* Start *

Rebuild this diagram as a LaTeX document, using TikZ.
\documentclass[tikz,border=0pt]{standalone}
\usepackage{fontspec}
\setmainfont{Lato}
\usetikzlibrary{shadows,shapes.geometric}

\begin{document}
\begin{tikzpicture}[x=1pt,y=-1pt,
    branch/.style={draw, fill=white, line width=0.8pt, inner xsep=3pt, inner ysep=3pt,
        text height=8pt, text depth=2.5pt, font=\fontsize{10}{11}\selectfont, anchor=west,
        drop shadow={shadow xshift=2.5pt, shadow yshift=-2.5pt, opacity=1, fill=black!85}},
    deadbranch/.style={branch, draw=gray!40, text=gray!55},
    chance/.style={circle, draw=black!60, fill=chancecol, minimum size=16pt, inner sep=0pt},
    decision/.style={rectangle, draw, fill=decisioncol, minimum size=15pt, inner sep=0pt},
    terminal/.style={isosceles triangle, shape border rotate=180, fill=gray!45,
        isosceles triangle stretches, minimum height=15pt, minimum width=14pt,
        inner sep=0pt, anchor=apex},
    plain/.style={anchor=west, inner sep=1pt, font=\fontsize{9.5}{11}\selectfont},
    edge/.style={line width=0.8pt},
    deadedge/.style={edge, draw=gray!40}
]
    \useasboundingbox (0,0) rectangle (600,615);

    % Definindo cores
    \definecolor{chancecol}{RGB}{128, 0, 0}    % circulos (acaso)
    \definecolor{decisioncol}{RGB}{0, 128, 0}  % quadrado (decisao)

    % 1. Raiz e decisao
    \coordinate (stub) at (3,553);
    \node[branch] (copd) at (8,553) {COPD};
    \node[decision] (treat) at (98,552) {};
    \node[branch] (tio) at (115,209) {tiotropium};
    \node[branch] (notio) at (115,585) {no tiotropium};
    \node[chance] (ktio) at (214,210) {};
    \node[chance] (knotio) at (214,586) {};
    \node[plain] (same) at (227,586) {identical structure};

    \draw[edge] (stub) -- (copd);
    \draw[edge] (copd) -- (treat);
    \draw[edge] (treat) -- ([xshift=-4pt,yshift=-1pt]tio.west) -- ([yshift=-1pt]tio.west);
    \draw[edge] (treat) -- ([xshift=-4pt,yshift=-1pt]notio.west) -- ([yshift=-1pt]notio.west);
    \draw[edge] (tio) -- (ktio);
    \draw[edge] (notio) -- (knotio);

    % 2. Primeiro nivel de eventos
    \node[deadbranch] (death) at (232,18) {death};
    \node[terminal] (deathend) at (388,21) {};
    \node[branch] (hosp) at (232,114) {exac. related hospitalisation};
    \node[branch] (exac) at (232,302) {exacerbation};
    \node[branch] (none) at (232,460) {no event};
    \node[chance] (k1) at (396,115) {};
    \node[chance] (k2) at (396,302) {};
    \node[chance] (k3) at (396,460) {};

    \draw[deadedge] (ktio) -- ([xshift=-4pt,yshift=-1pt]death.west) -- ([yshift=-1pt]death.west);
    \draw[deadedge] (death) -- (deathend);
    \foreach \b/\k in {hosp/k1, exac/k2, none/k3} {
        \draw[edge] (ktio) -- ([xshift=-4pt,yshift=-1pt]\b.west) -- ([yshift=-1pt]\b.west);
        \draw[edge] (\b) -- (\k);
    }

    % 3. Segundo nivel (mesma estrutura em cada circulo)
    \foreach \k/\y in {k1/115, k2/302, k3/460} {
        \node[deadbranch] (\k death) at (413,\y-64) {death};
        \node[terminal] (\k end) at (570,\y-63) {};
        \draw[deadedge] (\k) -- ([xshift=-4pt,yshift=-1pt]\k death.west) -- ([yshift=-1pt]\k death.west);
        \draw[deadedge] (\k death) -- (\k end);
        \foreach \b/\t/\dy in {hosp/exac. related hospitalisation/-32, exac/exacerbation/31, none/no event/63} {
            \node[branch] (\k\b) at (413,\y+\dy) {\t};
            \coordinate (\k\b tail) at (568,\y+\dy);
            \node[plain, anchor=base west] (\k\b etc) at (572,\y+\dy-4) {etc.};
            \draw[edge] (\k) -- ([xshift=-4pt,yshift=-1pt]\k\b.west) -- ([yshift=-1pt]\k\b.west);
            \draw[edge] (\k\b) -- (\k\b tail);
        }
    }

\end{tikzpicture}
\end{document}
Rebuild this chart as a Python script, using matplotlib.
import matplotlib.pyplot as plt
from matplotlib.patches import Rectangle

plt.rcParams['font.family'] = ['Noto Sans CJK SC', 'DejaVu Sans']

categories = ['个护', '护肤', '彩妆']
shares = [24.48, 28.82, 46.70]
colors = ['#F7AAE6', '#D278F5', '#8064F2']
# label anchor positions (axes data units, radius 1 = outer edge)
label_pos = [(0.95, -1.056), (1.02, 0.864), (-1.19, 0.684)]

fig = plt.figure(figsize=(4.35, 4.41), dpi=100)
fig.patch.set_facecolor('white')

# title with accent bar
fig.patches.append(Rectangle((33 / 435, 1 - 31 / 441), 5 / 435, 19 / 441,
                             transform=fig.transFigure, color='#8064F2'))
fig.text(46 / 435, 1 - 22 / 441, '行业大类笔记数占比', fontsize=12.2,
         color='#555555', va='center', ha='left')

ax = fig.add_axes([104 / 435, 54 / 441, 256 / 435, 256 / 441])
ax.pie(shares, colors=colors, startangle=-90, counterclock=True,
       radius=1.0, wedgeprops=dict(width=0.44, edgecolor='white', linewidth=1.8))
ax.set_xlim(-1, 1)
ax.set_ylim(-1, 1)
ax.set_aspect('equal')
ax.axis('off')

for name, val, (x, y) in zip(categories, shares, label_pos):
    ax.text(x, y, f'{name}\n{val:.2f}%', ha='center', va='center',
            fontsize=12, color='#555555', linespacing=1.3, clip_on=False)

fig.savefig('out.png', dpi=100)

* End *

Exercise prompt: What is wanted is an exact copy of the lines from the line containing "Rebuild this chart" to the line containing "fig.patch.set_facecolor('white')", both lines included, and of no other line.

Task answer:
Rebuild this chart as a Python script, using matplotlib.
import matplotlib.pyplot as plt
from matplotlib.patches import Rectangle

plt.rcParams['font.family'] = ['Noto Sans CJK SC', 'DejaVu Sans']

categories = ['个护', '护肤', '彩妆']
shares = [24.48, 28.82, 46.70]
colors = ['#F7AAE6', '#D278F5', '#8064F2']
# label anchor positions (axes data units, radius 1 = outer edge)
label_pos = [(0.95, -1.056), (1.02, 0.864), (-1.19, 0.684)]

fig = plt.figure(figsize=(4.35, 4.41), dpi=100)
fig.patch.set_facecolor('white')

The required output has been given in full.